Однако... в одну реку нельзя войти дважды! Штепо отказался вернуться на пост директора и предпочёл остаться фермером. Спрашивается, почему? Ведь Штепо из того поколения, большая и лучшая часть жизни которого прошла при социализме. И не приходится сомневаться в том, что он — на уровне лозунгов — остался приверженцем этого строя. Казалось бы, такой человек должен мечтать о возвращении в «общественный сектор»... Ан нет! Это явление давно известно на Западе: самостоятельные собственники не хо­тят переходить на положение наёмных служащих, даже если они при этом вы­играют в деньгах. Конечно, не все люди таковы. Но — большинство.

Несколько поколений советских граждан не могли заниматься частным предпринимательством, поскольку в СССР оно считалось уголовным преступ­лением. Однако люди с соответствующими способностями продолжали рож­даться и в Советском Союзе. В сложившихся условиях они шли в хозяйствен­ники и делали карьеру на государственных предприятиях, включая совхозы и колхозы. (Думаю, не надо доказывать, что колхозы в советский период представляли собой государственную собственность и что их кооперативная форма — чистой воды юридическая фикция.) И можно сказать с полной уве­ренностью: большинство успешно работавших колхозов и совхозов было обя­зано своим относительным благополучием именно управленческим талантам своих руководителей.

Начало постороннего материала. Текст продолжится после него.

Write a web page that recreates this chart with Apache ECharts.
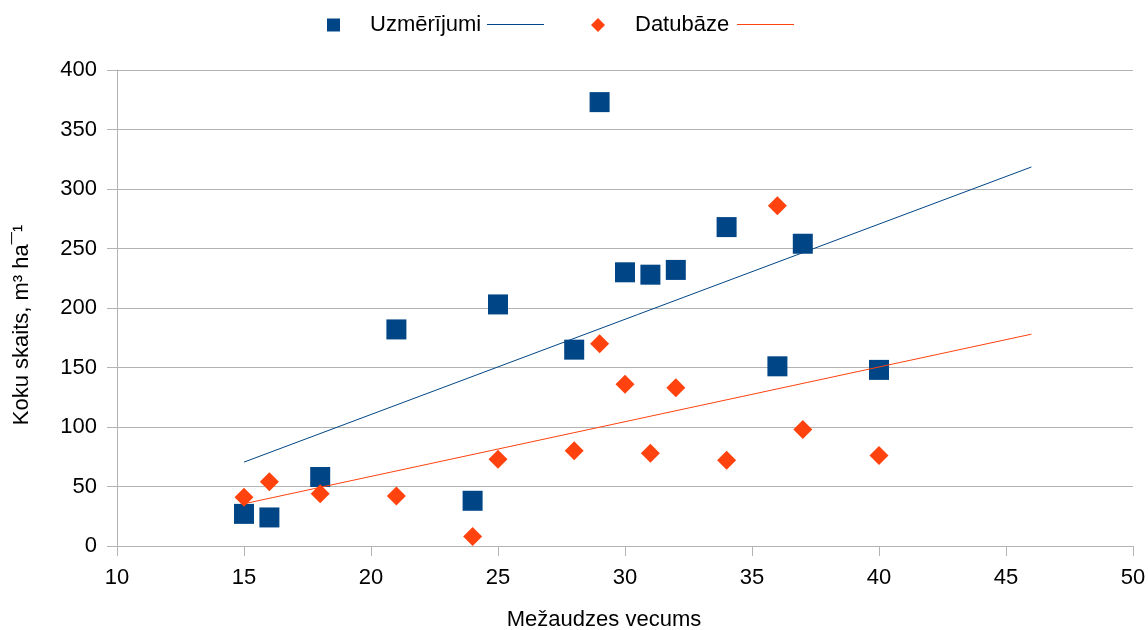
<!DOCTYPE html>
<html>
<head>
<meta charset="utf-8">
<script src="https://cdn.jsdelivr.net/npm/echarts@6/dist/echarts.min.js"></script>
<style>
  html, body { margin: 0; padding: 0; background: #fff; }
  #chart { width: 1148px; height: 630px; }
</style>
</head>
<body>
<div id="chart"></div>
<script>
// Stand age (years) of each sampled stand
const ages = [15, 16, 18, 21, 24, 25, 28, 29, 30, 31, 32, 34, 36, 37, 40];
// Measured stock, m³/ha
const measured = [27, 24, 58, 182, 38, 203, 165, 373, 230, 228, 232, 268, 151, 254, 148];
// Stock recorded in the database, m³/ha
const database = [41, 54, 44, 42, 8, 73, 80, 170, 136, 78, 133, 72, 286, 98, 76];
// Linear trend lines (end points)
const trendAges = [15, 46];
const trendMeasured = [70.5, 318.5];
const trendDatabase = [35.5, 178];

const xTicks = { min: 10, max: 50, interval: 5 };
const yTicks = { min: 0, max: 400, interval: 50 };

const BLUE = '#004586';
const ORANGE = '#ff420e';
const GRID = '#b3b3b3';
const FONT = 'Liberation Sans, Arial, sans-serif';
const FS = 22;

const pairs = (xs, ys) => xs.map((x, i) => [x, ys[i]]);

const NAME_M = 'Uzmērījumi';
const NAME_D = 'Datubāze';
const TREND_M = 'Uzmērījumi (trends)';
const TREND_D = 'Datubāze (trends)';

const legendBase = {
  top: 14,
  padding: 0,
  selectedMode: false,
  textStyle: { fontFamily: FONT, fontSize: FS, color: '#000' }
};

const chart = echarts.init(document.getElementById('chart'), null, { renderer: 'canvas' });
chart.setOption({
  animation: false,
  backgroundColor: '#fff',
  textStyle: { fontFamily: FONT },
  grid: { left: 117, right: 15, top: 70, bottom: 84, containLabel: false, outerBoundsMode: 'none' },
  legend: [
    Object.assign({}, legendBase, {
      left: 327, data: [{ name: NAME_M, icon: 'rect' }], itemWidth: 13, itemHeight: 13,
      textStyle: Object.assign({}, legendBase.textStyle, { padding: [0, 0, 0, 25] })
    }),
    Object.assign({}, legendBase, {
      left: 487, top: 24, data: [{ name: TREND_M, icon: 'rect' }], itemWidth: 57, itemHeight: 1, formatter: () => ''
    }),
    Object.assign({}, legendBase, {
      left: 591, data: [{ name: NAME_D, icon: 'diamond' }], itemWidth: 14, itemHeight: 14,
      textStyle: Object.assign({}, legendBase.textStyle, { padding: [0, 0, 0, 25] })
    }),
    Object.assign({}, legendBase, {
      left: 737, top: 24, data: [{ name: TREND_D, icon: 'rect' }], itemWidth: 57, itemHeight: 1, formatter: () => ''
    })
  ],
  xAxis: {
    type: 'value',
    min: xTicks.min, max: xTicks.max, interval: xTicks.interval,
    name: 'Mežaudzes vecums',
    nameLocation: 'middle',
    nameGap: 63,
    nameTextStyle: { fontFamily: FONT, fontSize: FS, color: '#000', padding: [0, 42, 0, 0] },
    axisLine: { show: true, lineStyle: { color: GRID, width: 1 } },
    axisTick: { show: true, length: 10, lineStyle: { color: GRID } },
    axisLabel: { margin: 21, fontFamily: FONT, fontSize: FS, color: '#000' },
    splitLine: { show: false }
  },
  yAxis: {
    type: 'value',
    min: yTicks.min, max: yTicks.max, interval: yTicks.interval,
    name: 'Koku skaits, m³ ha¯¹',
    nameLocation: 'middle',
    nameGap: 84,
    nameTextStyle: { fontFamily: FONT, fontSize: FS, color: '#000', padding: [0, 34, 0, 0] },
    axisLine: { show: true, lineStyle: { color: GRID, width: 1 } },
    axisTick: { show: true, length: 10, lineStyle: { color: GRID } },
    axisLabel: { margin: 20, fontFamily: FONT, fontSize: FS, color: '#000' },
    splitLine: { show: true, lineStyle: { color: GRID, width: 1 } }
  },
  series: [
    {
      name: NAME_M, type: 'scatter', symbol: 'rect', symbolSize: 20,
      itemStyle: { color: BLUE, opacity: 1 },
      data: pairs(ages, measured), z: 2
    },
    {
      name: TREND_M, type: 'line', symbol: 'none', showSymbol: false,
      lineStyle: { color: BLUE, width: 1 }, itemStyle: { color: BLUE },
      data: pairs(trendAges, trendMeasured), z: 3
    },
    {
      name: NAME_D, type: 'scatter', symbol: 'diamond', symbolSize: 19,
      itemStyle: { color: ORANGE, opacity: 1 },
      data: pairs(ages, database), z: 4
    },
    {
      name: TREND_D, type: 'line', symbol: 'none', showSymbol: false,
      lineStyle: { color: ORANGE, width: 1 }, itemStyle: { color: ORANGE },
      data: pairs(trendAges, trendDatabase), z: 5
    }
  ]
});
</script>
</body>
</html>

Это правило не без исключений. Кое-где на юге России природные усло­вия для сельского хозяйства настолько благоприятны, что там очень трудно не добиться успеха. В данном случае всё дело в природной ренте. Помимо природной ренты, существует и рента местоположения, обусловленная бли­зостью к большим городам, прежде всего к столице. Поэтому подмосковные

совхозы и колхозы в 1980-х годах в большинстве своем жили довольно благо­получно, да и их производственные показатели заметно отличались от постыд­но низких средних по стране. Наконец, в советский период существовал обы­чай создавать отдельные хозяйства-маяки. Они получали государственные ка­питаловложения в таких количествах, о которых остальные не смели и мечтать. Но, повторим, за вычетом всех этих не слишком многочисленных исключений, благополучные колхозы и совхозы держались благодаря своим директорам и председателям.

А теперь? Нынешнее поколение людей с предпринимательской жилкой в руководители хозяйств «общественного сектора» не пойдёт. Зачем, когда можно завести своё дело? А возврат к полному запрету легального частного предпринимательства уже просто невозможен! Даже если к власти придёт компартия (во что автор настоящих строк не верит), такого не будет. Руково­дящий слой этой партии уже слишком основательно оброс частной собствен­ностью, чтобы запретить её. Но невозможность возврата к прежним порядкам означает, что даже в том фантастическом сценарии, в котором государствен­ные капвложения в аграрный сектор вернутся на уровень 1973-1986 годов, поднять производство в «общественном секторе» до уровня тех лет не удаст­ся. Не только рядовых работников не хватит, но ещё более — толковых управ­ленцев.